Grandma Penguin says "Twice posted. Twice posted. That will be all."

Dad says "Usually, I only post once. Mayhaps i hit the do-it button twice?"

Grandma Penguin says "Very likely, I'd say. You'll have to watch that!"

Dad says "Well, let's start. I know! I'll tell a knock knock joke. You start!"

Grandma Penguin says "Xaviera Hollander once told me that knock-knock jokes were passe."

Dad says "You know, I got the idea for a now long-lost short story from a Xaviera Hollander column I read in Penthouse? I will have you know that it was for a Freshman English assignment at my alma mater, Dad University, so it wasn't porn!"

☮ The Grum Of Grums says "Zounds, you read Penthouse? That's like, I only get Playboy for the articles."

Dad says "As a matter of fact, I did read Penthouse for the articles. Only after very carefully inspecting the pictorials. Usually for long periods of time!"

Grandma Penguin says "By the way, did you know my daughter's father subscribed to Penthouse years ago? Did you know that I looked at it when he wasn't home?"
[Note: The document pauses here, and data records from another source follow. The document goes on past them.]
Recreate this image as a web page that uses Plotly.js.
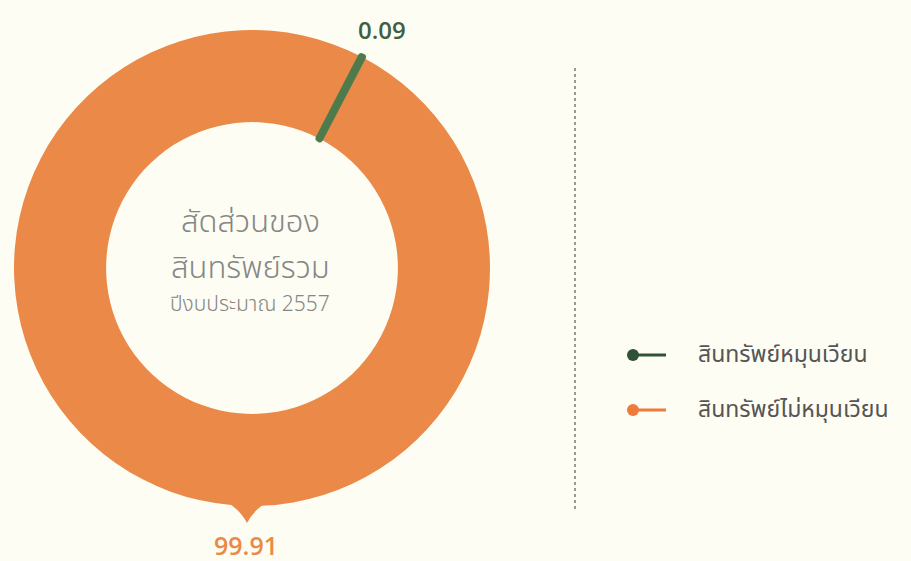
<!DOCTYPE html>
<html>
<head>
<meta charset="utf-8">
<script src="https://cdn.plot.ly/plotly-3.0.1.min.js"></script>
<style>html,body{margin:0;padding:0;background:#fdfdf3;}#chart{width:911px;height:561px;}</style>
</head>
<body>
<div id="chart"></div>
<script>
// Data
const labels = ["สินทรัพย์ไม่หมุนเวียน", "สินทรัพย์หมุนเวียน"];
const values = [99.91, 0.09];
const sliceColors = ["#eb8a48", "#4e7a4c"];
const legendLabels = ["สินทรัพย์หมุนเวียน", "สินทรัพย์ไม่หมุนเวียน"];
const legendColors = ["#2f5136", "#ee7b3b"];
const centerLines = ["สัดส่วนของ", "สินทรัพย์รวม", "ปีงบประมาณ 2557"];

const W = 911, H = 561;
const cx = 252, cy = 268, R = 238;
const thaiFont = "'Noto Sans Thai','Noto Sans','DejaVu Sans',sans-serif";
const px = x => x / W, py = y => 1 - y / H;

const pie = {
  type: "pie",
  labels: labels,
  values: values,
  sort: false,
  direction: "clockwise",
  rotation: 27.5 - values[1] * 3.6 / 2 - values[0] * 3.6,
  hole: 0.613,
  textinfo: "none",
  hoverinfo: "label+value",
  showlegend: false,
  marker: {colors: sliceColors, line: {color: sliceColors, width: [0, 7]}},
  domain: {x: [(cx - R) / W, (cx + R) / W], y: [(H - cy - R) / H, (H - cy + R) / H]}
};

const annotations = [];
const shapes = [];
const ann = (x, y, text, font, xanchor) => annotations.push({x: px(x), y: py(y), xref: "paper", yref: "paper",
  xanchor: xanchor || "center", yanchor: "middle", showarrow: false, text: text, font: font});
// value labels
ann(382, 30, values[1].toFixed(2), {family: "'Open Sans',sans-serif", size: 24, color: "#3f5e43", weight: 600});
ann(246, 545, values[0].toFixed(2), {family: "'Open Sans',sans-serif", size: 25, color: "#eb8a48", weight: 600});
// pointer under ring
shapes.push({type: "path", xref: "paper", yref: "paper", fillcolor: sliceColors[0], line: {width: 0},
  path: `M ${px(208)},${py(494)} Q ${px(236)},${py(502)} ${px(247)},${py(523)} Q ${px(258)},${py(502)} ${px(286)},${py(494)} Z`});
// center text
const cys = [222, 268, 304];
const csz = [31, 31, 21];
centerLines.forEach((t, i) => ann(250, cys[i], t, {family: thaiFont, size: csz[i], color: "#868686", weight: 300}));
// legend
const ly = [355, 410];
legendLabels.forEach((t, i) => {
  const y = py(ly[i]);
  shapes.push({type: "line", xref: "paper", yref: "paper", x0: px(634), x1: px(666), y0: y, y1: y,
    line: {color: legendColors[i], width: 3}});
  shapes.push({type: "circle", xref: "paper", yref: "paper", x0: px(627), x1: px(639),
    y0: y - 6 / H, y1: y + 6 / H, fillcolor: legendColors[i], line: {width: 0}});
  ann(696, ly[i], t, {family: thaiFont, size: 23, color: "#555555"}, "left");
});
// dotted divider
shapes.push({type: "line", xref: "paper", yref: "paper", x0: px(575), x1: px(575), y0: py(68), y1: py(512),
  line: {color: "#777777", width: 1.5, dash: "dot"}});

const layout = {
  width: W, height: H,
  margin: {l: 0, r: 0, t: 0, b: 0},
  paper_bgcolor: "#fdfdf3",
  plot_bgcolor: "#fdfdf3",
  showlegend: false,
  annotations: annotations,
  shapes: shapes
};
Plotly.newPlot("chart", [pie], layout, {displayModeBar: false, staticPlot: true});
</script>
</body>
</html>
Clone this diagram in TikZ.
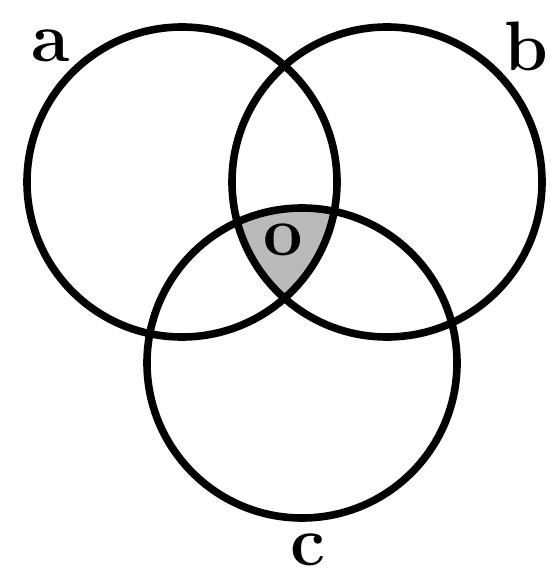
\documentclass[tikz,border=0pt]{standalone}
\begin{document}
\begin{tikzpicture}[x=0.5pt,y=-0.5pt,
  ring/.style={draw=black,line width=3.8pt},
  lbl/.style={font=\fontsize{35}{35}\selectfont\bfseries,inner sep=0pt}]
\useasboundingbox (0,0) rectangle (553,577);
\coordinate (ca) at (182,182);
\coordinate (cb) at (387,182);
\coordinate (cc) at (302,363);
\begin{scope}
  \clip (ca) circle[radius=77.5pt];
  \clip (cb) circle[radius=77.5pt];
  \fill[black!27] (cc) circle[radius=77.5pt];
\end{scope}
\draw[ring] (ca) circle[radius=77.5pt];
\draw[ring] (cb) circle[radius=77.5pt];
\draw[ring] (cc) circle[radius=77.5pt];
\node[lbl] (la) at (51,46) {a};
\node[lbl] (lb) at (526,46) {b};
\node[lbl] (lc) at (308,550) {c};
\node[lbl] (lo) at (283,240) {o};
\end{tikzpicture}
\end{document}
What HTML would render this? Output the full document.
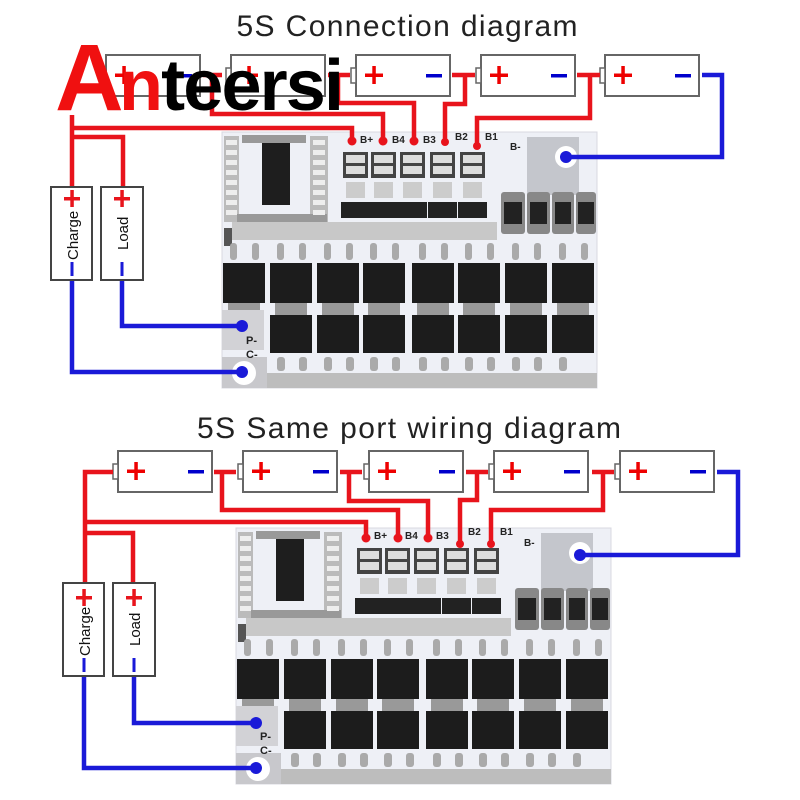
<!DOCTYPE html>
<html><head><meta charset="utf-8"><style>
html,body{margin:0;padding:0;background:#fff;width:800px;height:800px;overflow:hidden}
svg{display:block}
text{font-family:"Liberation Sans",sans-serif}
</style></head><body>
<svg width="800" height="800" viewBox="0 0 800 800" xmlns="http://www.w3.org/2000/svg">
<defs>
<g id="bat">
  <rect x="0" y="0" width="94" height="41" fill="#fff" stroke="#666" stroke-width="2"/>
  <rect x="-5" y="13" width="5" height="15" fill="#fff" stroke="#666" stroke-width="1.5"/>
  <rect x="9" y="18.5" width="18" height="3.5" fill="#e00"/>
  <rect x="16.3" y="11" width="3.5" height="18" fill="#e00"/>
  <rect x="70" y="19" width="16" height="3.5" fill="#00c"/>
</g>
<g id="board">
  <rect x="0" y="0" width="375" height="256" fill="#eef0f6"/>
  <rect x="0" y="0" width="375" height="256" fill="none" stroke="#d8d8e0" stroke-width="1"/>
  <!-- left comps -->
  <g fill="#777">
    <rect x="2" y="4" width="15" height="86" fill="#bbb"/>
    <rect x="88" y="4" width="18" height="86" fill="#bbb"/>
    <rect x="20" y="3" width="64" height="8" fill="#999"/>
    <rect x="15" y="82" width="90" height="9" fill="#999"/>
    <rect x="2" y="96" width="8" height="18" fill="#555"/>
  </g>
  <g fill="#eee">
    <rect x="4" y="8" width="11" height="5"/><rect x="4" y="18" width="11" height="5"/><rect x="4" y="28" width="11" height="5"/><rect x="4" y="38" width="11" height="5"/><rect x="4" y="48" width="11" height="5"/><rect x="4" y="58" width="11" height="5"/><rect x="4" y="68" width="11" height="5"/><rect x="4" y="78" width="11" height="5"/>
    <rect x="91" y="8" width="12" height="5"/><rect x="91" y="18" width="12" height="5"/><rect x="91" y="28" width="12" height="5"/><rect x="91" y="38" width="12" height="5"/><rect x="91" y="48" width="12" height="5"/><rect x="91" y="58" width="12" height="5"/><rect x="91" y="68" width="12" height="5"/><rect x="91" y="78" width="12" height="5"/>
  </g>
  <rect x="40" y="11" width="28" height="62" fill="#1e1e1e"/>
  <!-- balance channels -->
  <g>
    <rect x="121" y="20" width="25" height="26" fill="#444"/><rect x="124" y="23" width="19" height="8" fill="#ddd"/><rect x="124" y="34" width="19" height="8" fill="#ddd"/><rect x="119" y="70" width="29" height="16" fill="#222"/><rect x="124" y="50" width="19" height="16" fill="#ccc"/>
    <rect x="149" y="20" width="25" height="26" fill="#444"/><rect x="152" y="23" width="19" height="8" fill="#ddd"/><rect x="152" y="34" width="19" height="8" fill="#ddd"/><rect x="147" y="70" width="29" height="16" fill="#222"/><rect x="152" y="50" width="19" height="16" fill="#ccc"/>
    <rect x="178" y="20" width="25" height="26" fill="#444"/><rect x="181" y="23" width="19" height="8" fill="#ddd"/><rect x="181" y="34" width="19" height="8" fill="#ddd"/><rect x="176" y="70" width="29" height="16" fill="#222"/><rect x="181" y="50" width="19" height="16" fill="#ccc"/>
    <rect x="208" y="20" width="25" height="26" fill="#444"/><rect x="211" y="23" width="19" height="8" fill="#ddd"/><rect x="211" y="34" width="19" height="8" fill="#ddd"/><rect x="206" y="70" width="29" height="16" fill="#222"/><rect x="211" y="50" width="19" height="16" fill="#ccc"/>
    <rect x="238" y="20" width="25" height="26" fill="#444"/><rect x="241" y="23" width="19" height="8" fill="#ddd"/><rect x="241" y="34" width="19" height="8" fill="#ddd"/><rect x="236" y="70" width="29" height="16" fill="#222"/><rect x="241" y="50" width="19" height="16" fill="#ccc"/>
  </g>
  <!-- B- pad -->
  <rect x="305" y="5" width="52" height="58" fill="#c4c6cc"/>
  <circle cx="344" cy="25" r="11" fill="#fff"/>
  <!-- big resistors -->
  <g fill="#888">
    <rect x="279" y="60" width="24" height="42" rx="3"/><rect x="305" y="60" width="23" height="42" rx="3"/><rect x="330" y="60" width="22" height="42" rx="3"/><rect x="354" y="60" width="20" height="42" rx="3"/>
  </g>
  <g fill="#222">
    <rect x="282" y="70" width="18" height="22"/><rect x="308" y="70" width="17" height="22"/><rect x="333" y="70" width="16" height="22"/><rect x="356" y="70" width="16" height="22"/>
  </g>
  <!-- strip -->
  <rect x="10" y="90" width="265" height="18" fill="#c8c8c8"/>
  <!-- top mosfet row -->
  <g fill="#aaa">
    <rect x="8" y="111" width="7" height="17" rx="3"/><rect x="30" y="111" width="7" height="17" rx="3"/>
    <rect x="55" y="111" width="7" height="17" rx="3"/><rect x="77" y="111" width="7" height="17" rx="3"/>
    <rect x="102" y="111" width="7" height="17" rx="3"/><rect x="124" y="111" width="7" height="17" rx="3"/>
    <rect x="148" y="111" width="7" height="17" rx="3"/><rect x="170" y="111" width="7" height="17" rx="3"/>
    <rect x="197" y="111" width="7" height="17" rx="3"/><rect x="219" y="111" width="7" height="17" rx="3"/>
    <rect x="243" y="111" width="7" height="17" rx="3"/><rect x="265" y="111" width="7" height="17" rx="3"/>
    <rect x="290" y="111" width="7" height="17" rx="3"/><rect x="312" y="111" width="7" height="17" rx="3"/>
    <rect x="337" y="111" width="7" height="17" rx="3"/><rect x="359" y="111" width="7" height="17" rx="3"/>
  </g>
  <g fill="#1c1c1c">
    <rect x="1" y="131" width="42" height="40"/><rect x="48" y="131" width="42" height="40"/><rect x="95" y="131" width="42" height="40"/><rect x="141" y="131" width="42" height="40"/>
    <rect x="190" y="131" width="42" height="40"/><rect x="236" y="131" width="42" height="40"/><rect x="283" y="131" width="42" height="40"/><rect x="330" y="131" width="42" height="40"/>
  </g>
  <g fill="#999">
    <rect x="6" y="171" width="32" height="8"/><rect x="53" y="171" width="32" height="12"/><rect x="100" y="171" width="32" height="12"/><rect x="146" y="171" width="32" height="12"/>
    <rect x="195" y="171" width="32" height="12"/><rect x="241" y="171" width="32" height="12"/><rect x="288" y="171" width="32" height="12"/><rect x="335" y="171" width="32" height="12"/>
  </g>
  <rect x="0" y="178" width="42" height="40" fill="#d2d2d6"/>
  <g fill="#1c1c1c">
    <rect x="48" y="183" width="42" height="38"/><rect x="95" y="183" width="42" height="38"/><rect x="141" y="183" width="42" height="38"/>
    <rect x="190" y="183" width="42" height="38"/><rect x="236" y="183" width="42" height="38"/><rect x="283" y="183" width="42" height="38"/><rect x="330" y="183" width="42" height="38"/>
  </g>
  <g fill="#aaa">
    <rect x="55" y="225" width="8" height="14" rx="3"/><rect x="77" y="225" width="8" height="14" rx="3"/>
    <rect x="102" y="225" width="8" height="14" rx="3"/><rect x="124" y="225" width="8" height="14" rx="3"/>
    <rect x="148" y="225" width="8" height="14" rx="3"/><rect x="170" y="225" width="8" height="14" rx="3"/>
    <rect x="197" y="225" width="8" height="14" rx="3"/><rect x="219" y="225" width="8" height="14" rx="3"/>
    <rect x="243" y="225" width="8" height="14" rx="3"/><rect x="265" y="225" width="8" height="14" rx="3"/>
    <rect x="290" y="225" width="8" height="14" rx="3"/><rect x="312" y="225" width="8" height="14" rx="3"/>
    <rect x="337" y="225" width="8" height="14" rx="3"/>
  </g>
  <rect x="0" y="225" width="45" height="31" fill="#c8c8cc"/>
  <circle cx="22" cy="241" r="12" fill="#fff"/>
  <rect x="45" y="241" width="330" height="15" fill="#bdbdbd"/>
</g>
</defs>

<!-- ===== TOP ===== -->
<text x="407" y="36" font-size="30" fill="#222" text-anchor="middle" textLength="341">5S Connection diagram</text>
<use href="#bat" x="106" y="55"/>
<use href="#bat" x="231" y="55"/>
<use href="#bat" x="356" y="55"/>
<use href="#bat" x="481" y="55"/>
<use href="#bat" x="605" y="55"/>

<use href="#board" x="222" y="132"/>
<g font-size="10" fill="#222" font-weight="bold">
<text x="360" y="143">B+</text><text x="392" y="143">B4</text><text x="423" y="143">B3</text><text x="455" y="140">B2</text><text x="485" y="140">B1</text><text x="510" y="150">B-</text>
<text x="246" y="344" font-size="11">P-</text><text x="246" y="358" font-size="11">C-</text>
</g>

<g fill="none" stroke="#e8141c" stroke-width="4.5">
  <path d="M72 187 V115 M72 128 H352 V140 M72 137 H123 V187"/>
  <path d="M203 75 H222 M212 75 V114 H383 V140"/>
  <path d="M328 75 H350 M338 75 V103 H414 V140"/>
  <path d="M452 75 H475 M465 75 V104 H445 V140"/>
  <path d="M577 75 H600 M590 75 V118 H477 V146"/>
</g>
<g fill="#e8141c"><circle cx="352" cy="141" r="4.5"/><circle cx="383" cy="141" r="4.5"/><circle cx="414" cy="141" r="4.5"/><circle cx="445" cy="142" r="4"/><circle cx="477" cy="146" r="4"/></g>
<g fill="none" stroke="#1a1ad8" stroke-width="4.5">
  <path d="M702 75 H722 V157 H566"/>
  <path d="M72 280 V372 H242"/>
  <path d="M122 280 V326 H242"/>
</g>
<g fill="#1a1ad8"><circle cx="566" cy="157" r="6"/><circle cx="242" cy="372" r="6"/><circle cx="242" cy="326" r="6"/></g>

<rect x="51" y="187" width="41" height="93" fill="#fff" stroke="#444" stroke-width="2"/>
<rect x="101" y="187" width="42" height="93" fill="#fff" stroke="#444" stroke-width="2"/>
<g fill="#e8141c"><rect x="64" y="197" width="16" height="3.5"/><rect x="70.3" y="190" width="3.5" height="17"/><rect x="114" y="197" width="16" height="3.5"/><rect x="120.3" y="190" width="3.5" height="17"/></g>
<g fill="#1a1ad8"><rect x="70.5" y="262" width="3" height="14"/><rect x="120.5" y="262" width="3" height="14"/></g>
<text transform="translate(78,260) rotate(-90)" font-size="15" fill="#111">Charge</text>
<text transform="translate(128,250) rotate(-90)" font-size="15" fill="#111">Load</text>

<!-- watermark -->
<text x="55" y="110" font-size="95" font-weight="bold" fill="#f01010">A</text>
<text x="119" y="110" font-size="72" font-weight="bold" fill="#000" textLength="225"><tspan fill="#f01010">n</tspan>teersi</text>

<!-- ===== BOTTOM ===== -->
<text x="409" y="438" font-size="30" fill="#222" text-anchor="middle" textLength="424">5S Same port wiring diagram</text>
<use href="#bat" x="118" y="451"/>
<use href="#bat" x="243" y="451"/>
<use href="#bat" x="369" y="451"/>
<use href="#bat" x="494" y="451"/>
<use href="#bat" x="620" y="451"/>

<use href="#board" x="236" y="528"/>
<g font-size="10" fill="#222" font-weight="bold">
<text x="374" y="539">B+</text><text x="405" y="539">B4</text><text x="436" y="539">B3</text><text x="468" y="535">B2</text><text x="500" y="535">B1</text><text x="524" y="546">B-</text>
<text x="260" y="740" font-size="11">P-</text><text x="260" y="754" font-size="11">C-</text>
</g>

<g fill="none" stroke="#e8141c" stroke-width="4.5">
  <path d="M113 472 H85 V583 M85 522 H366 V537 M85 533 H133 V583"/>
  <path d="M214 472 H236 M222 472 V510 H398 V537"/>
  <path d="M340 472 H362 M349 472 V501 H428 V537"/>
  <path d="M466 472 H488 M477 472 V500 H460 V545"/>
  <path d="M592 472 H614 M603 472 V510 H491 V545"/>
</g>
<g fill="#e8141c"><circle cx="366" cy="538" r="4.5"/><circle cx="398" cy="538" r="4.5"/><circle cx="428" cy="538" r="4.5"/><circle cx="460" cy="544" r="4"/><circle cx="491" cy="544" r="4"/></g>
<g fill="none" stroke="#1a1ad8" stroke-width="4.5">
  <path d="M717 472 H738 V555 H580"/>
  <path d="M84 676 V768 H256"/>
  <path d="M134 676 V723 H256"/>
</g>
<g fill="#1a1ad8"><circle cx="580" cy="555" r="6"/><circle cx="256" cy="768" r="6"/><circle cx="256" cy="723" r="6"/></g>

<rect x="63" y="583" width="41" height="93" fill="#fff" stroke="#444" stroke-width="2"/>
<rect x="113" y="583" width="42" height="93" fill="#fff" stroke="#444" stroke-width="2"/>
<g fill="#e8141c"><rect x="76" y="596" width="16" height="3.5"/><rect x="82.3" y="589" width="3.5" height="17"/><rect x="126" y="596" width="16" height="3.5"/><rect x="132.3" y="589" width="3.5" height="17"/></g>
<g fill="#1a1ad8"><rect x="82.5" y="658" width="3" height="14"/><rect x="132.5" y="658" width="3" height="14"/></g>
<text transform="translate(90,656) rotate(-90)" font-size="15" fill="#111">Charge</text>
<text transform="translate(140,646) rotate(-90)" font-size="15" fill="#111">Load</text>
</svg>
</body></html>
Dad says "Carefully explain to me if you compared yourself to the models. Even I realized that photography tricks and makeup make up some of the fantasy they sell. Approximately 118% of the guy mastur... looking at the pictures couldn't possibly care less"

Grandma Penguin says "Did you know I was in great shape back then? Did you also know I didn't pay attention to their faces much either?"